Induction Motor Fundamentals: Types, Operation, and Applications

Posted on Apr 30, 2024 in Electronics

Induction Motor Fundamentals

Stator Winding and Magnetic Field

The stator winding of a three-phase induction motor is designed to create a rotating magnetic field. This is achieved by distributing the coils in a specific way and feeding them with a balanced three-phase supply. The goal is to optimize the use of coils, generate a strong magnetic field, and achieve a sinusoidal field distribution in the air gap for efficient operation.

Rotor Types and Induced Currents

Induction motors typically use two types of rotors:

  • Squirrel Cage Rotor: Robust and commonly used, it consists of bars embedded in the rotor and short-circuited at the ends. It offers simplicity and reliability.
  • Wound Rotor: Provides external access to the rotor windings through slip rings and brushes, allowing for variable resistance and control over motor characteristics.

The rotating magnetic field from the stator induces currents in the rotor windings, creating a magnetic field that interacts with the stator field, resulting in torque and rotation.

Motor Characteristics and Equivalent Circuit

The performance of an induction motor can be analyzed using an equivalent circuit model. This model helps determine parameters such as torque, speed, power, and efficiency. Key characteristics include:

  • Torque-Speed Curve: Represents the relationship between torque and speed, showing how torque varies with changes in load and slip.
  • Starting Torque: The torque produced by the motor at standstill, which is crucial for starting heavy loads.
  • Maximum Torque: The highest torque the motor can produce before it starts to stall.

Motor Starting and Speed Control

Starting an induction motor directly can result in high inrush currents. Various methods are employed to limit starting current and protect the motor:

  • Reduced Voltage Starting: Using autotransformers or resistors to lower the voltage during startup.
  • Star-Delta Starting: Switching the stator winding connection from star to delta as the motor gains speed.
  • Rotor Resistance Control (Wound Rotor Motors): Adjusting external resistors connected to the rotor circuit.

Speed control methods for induction motors include:

  • Variable Frequency Drives (VFDs): Adjusting the frequency of the power supply to control the synchronous speed and, consequently, the motor speed.
  • Pole Changing: Modifying the number of poles in the stator winding to achieve discrete speed variations.

Single-Phase Induction Motors

Single-phase induction motors are widely used in household appliances and small machinery.
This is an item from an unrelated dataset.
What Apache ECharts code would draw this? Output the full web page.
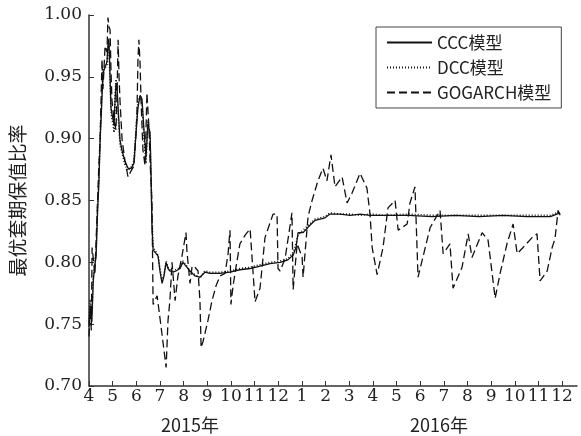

They require additional components, such as a capacitor or a shaded pole, to create a rotating magnetic field for starting. Common types include:

  • Capacitor-Start Motors: Use a capacitor to create a phase shift and generate starting torque.
  • Split-Phase Motors: Employ two windings with different resistance and inductance characteristics to produce a rotating field.
  • Shaded-Pole Motors: Utilize a shaded pole on the stator to create a time delay in the magnetic field, inducing rotation.

Single-phase motors have different torque-speed characteristics compared to three-phase motors and are typically used for lower power applications.

Applications of Induction Motors

Induction motors are versatile and widely used in various industrial, commercial, and residential applications, including:

  • Pumps
  • Fans
  • Compressors
  • Conveyors
  • Machine tools
  • Household appliances

Their simplicity, reliability, and cost-effectiveness make them a preferred choice for a wide range of motor-driven systems.